À propos de Inshallah a boy

par Perrine Quennesson

Entretien avec Amjad Al Rasheed

Que ressentez-vous à l’idée d’être le premier film jordanien présenté à Cannes, toutes sélections confondues? 

C’est tout simplement incroyable. L’annonce de notre sélection a eu un réel retentissement dans l’industrie jordanienne et a été accueillie avec beaucoup d’enthousiasme. Mais c’est aussi beaucoup de pression, il faut être à la hauteur. Pour le moment, je souhaite laisser le film vivre sa vie auprès du public et des critiques. Ensuite, j’espère faire aussi bien sinon mieux pour mon prochain. C’est comme ça que je me mets la pression.

Est-ce qu’une telle loi, que celle décrite dans le film, existe réellement en Jordanie? 

Oui, tout à fait, ainsi que dans la plupart des pays arabes, et elle est toujours en application aujourd’hui : si une femme perd son époux et n’a pas de fils alors une partie de l’héritage revient à sa belle-famille. En réalité, l’histoire du film a été fortement inspirée par celle d’une membre de ma famille qui s’est retrouvée dans une situation similaire. Elle avait acheté une maison mais son mari avait demandé que l’achat se fasse en son nom car la honte aurait été, selon lui, trop grande de vivre dans la maison de son épouse. Quand il est mort, la belle-famille de cette femme lui a dit « Nous t’autorisons à rester dans ta maison ». Et si elle ne l’avait pas fait ? Que serait-il advenu d’elle? C’est à partir de ces questions-là qu’a germé le scénario d’Inshallah a boy

Le film n’est pas seulement l’histoire d’une loi. Il montre avant tout la violence et le systématisme d’une société patriarcale… 

Exactement. Pour moi, le film n’est pas seulement sur la société jordanienne. Il s’intéresse aux inégalités et aux violences que subissent les femmes dans le monde. En Jordanie, je mets en avant cette loi, mais je pourrai faire un film en Europe où je parlerai d’inégalité des salaires.

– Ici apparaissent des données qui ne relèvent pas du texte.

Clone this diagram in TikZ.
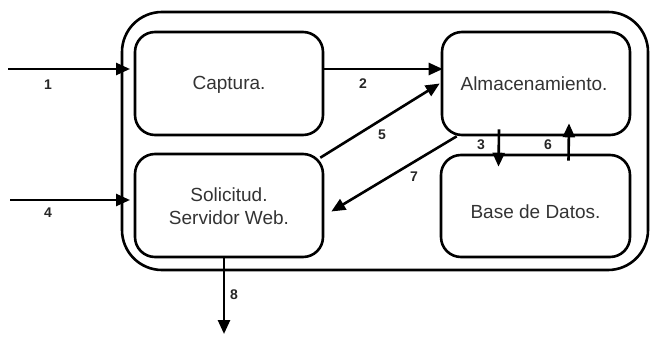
\documentclass[tikz,border=0pt]{standalone}
\usepackage{fontspec}
\setmainfont{Liberation Sans}
\usetikzlibrary{arrows.meta}
\definecolor{txt}{HTML}{333333}
\begin{document}
\begin{tikzpicture}[x=1pt,y=-1pt,
  box/.style={draw,line width=2.6pt,rounded corners=20pt,inner sep=0pt},
  boxtext/.style={font=\fontsize{19}{23}\selectfont,text=txt,align=center},
  num/.style={font=\bfseries\fontsize{14}{16}\selectfont,text=black!85},
  flow/.style={line width=2.6pt,-{Triangle[length=14pt,width=12pt]}}]
\useasboundingbox (0,0) rectangle (650,337);
% outer system boundary
\draw[line width=2.6pt,rounded corners=40pt] (122,12) rectangle (648,270);
% process boxes
\node[box,minimum width=188pt,minimum height=103pt] (cap) at (229,83.5) {};
\node[box,minimum width=188pt,minimum height=103pt] (alm) at (536,83.5) {};
\node[box,minimum width=188pt,minimum height=103pt] (sol) at (229,205.5) {};
\node[box,minimum width=189pt,minimum height=102pt] (db)  at (535.5,206) {};
% box captions
\node[boxtext] (tcap) at (229,85) {Captura.};
\node[boxtext] (talm) at (534,84) {Almacenamiento.};
\node[boxtext] (tsol) at (229,206.5) {Solicitud.\\Servidor Web.};
\node[boxtext] (tdb)  at (535.5,212) {Base de Datos.};
% external inputs and output
\coordinate (in1) at (8,69);
\coordinate (end1) at (130,69);
\coordinate (in4) at (10,200);
\coordinate (end4) at (130,200);
\coordinate (out8) at (224,334);
\draw[flow] (in1) -- (end1);
\draw[flow] (in4) -- (end4);
\draw[flow] (sol.south -| out8) -- (out8);
% internal flows
\draw[flow] (cap.east |- in1) -- ([xshift=2pt]alm.west |- in1);
\draw[flow] ([shift={(-4,5)}]sol.north east) -- ([shift={(-1,0)}]alm.west);
\draw[flow] ([shift={(16,0)}]alm.south west) -- ([shift={(7,6)}]sol.east);
\draw[flow] ([shift={(-37,-7)}]alm.south) -- ([shift={(-37,13)}]db.north);
\draw[flow] ([shift={(33,7)}]db.north) -- ([shift={(33,-13)}]alm.south);
% flow numbers
\node[num] at (48,85) {1};
\node[num] at (363,84) {2};
\node[num] at (481,145) {3};
\node[num] at (48,213) {4};
\node[num] at (382,135) {5};
\node[num] at (548,145) {6};
\node[num] at (414,177) {7};
\node[num] at (234,295) {8};
\end{tikzpicture}
\end{document}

A une échelle globale, de nombreuses lois et règles existent pour que les femmes se sentent inférieures, et c’est cette injustice que je souhaite pointer du doigt.

Pour y résister, vous avez imaginé une femme incroyable : Nawal. Pouvez-vous la décrire? 

C’est une survivante. Elle découvre qu’elle n’a pas peur de faire face à une situation à laquelle elle n’était pas préparée et qu’elle sait dire « non ». Pour être tout à fait honnête, elle est en grande partie inspirée de ma mère. J’ai prêté à Nawal sa force et ses qualités qui la rendent si spéciale. Mais elle vient aussi de femmes que j’ai rencontrées dans le cadre de mon travail. J’ai eu l’occasion de réaliser quelques vidéos institutionnelles, pour des ONG et des organisations en Jordanie, qui souhaitaient mettre en avant quelques profils inspirants de femmes jordaniennes. Et elles ont toutes quelque chose en commun : elles ont certes presque toutes été victimes d’abus par des figures masculines de leur entourage et mais elles ont aussi eu la force de dire non et de prouver qu'elles peuvent faire aussi bien voire mieux que les hommes, à condition qu’on leur laisse une chance.

La force d’Inshallah a boy tient à son héroïne, bien sûr, mais aussi aux personnages secondaires, écrits avec beaucoup de nuances, loin des archétypes…

L’idée était de mettre tous les personnages dans une zone de gris où chacun a compris que charité bien ordonnée commence par soi-même. Personne n’est purement mauvais ou bon : ils sont humains avant tout. Tout dépend des circonstances, de leur degré d’exposition et de leur éducation. Je ne souhaitais juger aucun de mes personnages, ni en préférer un aux autres. Pour les dessiner, j’ai bénéficié de l’aide précieuse de Rula Nasser, notamment en ce qui concerne les sujets féminins. Ce que je voulais avant toutes choses, c’était soulever des questions morales. Comme autour de cette loi : est-ce que si on a le droit, ici de prendre une partie de l’héritage, on doit le faire? Pour moi c’est une question plus grande que le film lui-même qui j’espère accompagnera les spectateurs dès la sortie de la salle. Je sais que le personnage de Nawal sera sûrement durement jugé, en particulier dans mon pays, mais je voudrais que, le temps du long métrage, on essaye de se mettre à sa place. Et cela est impossible si l’on n’écrit pas ces personnages avec toute la nuance et l’honnêteté qu’ils méritent.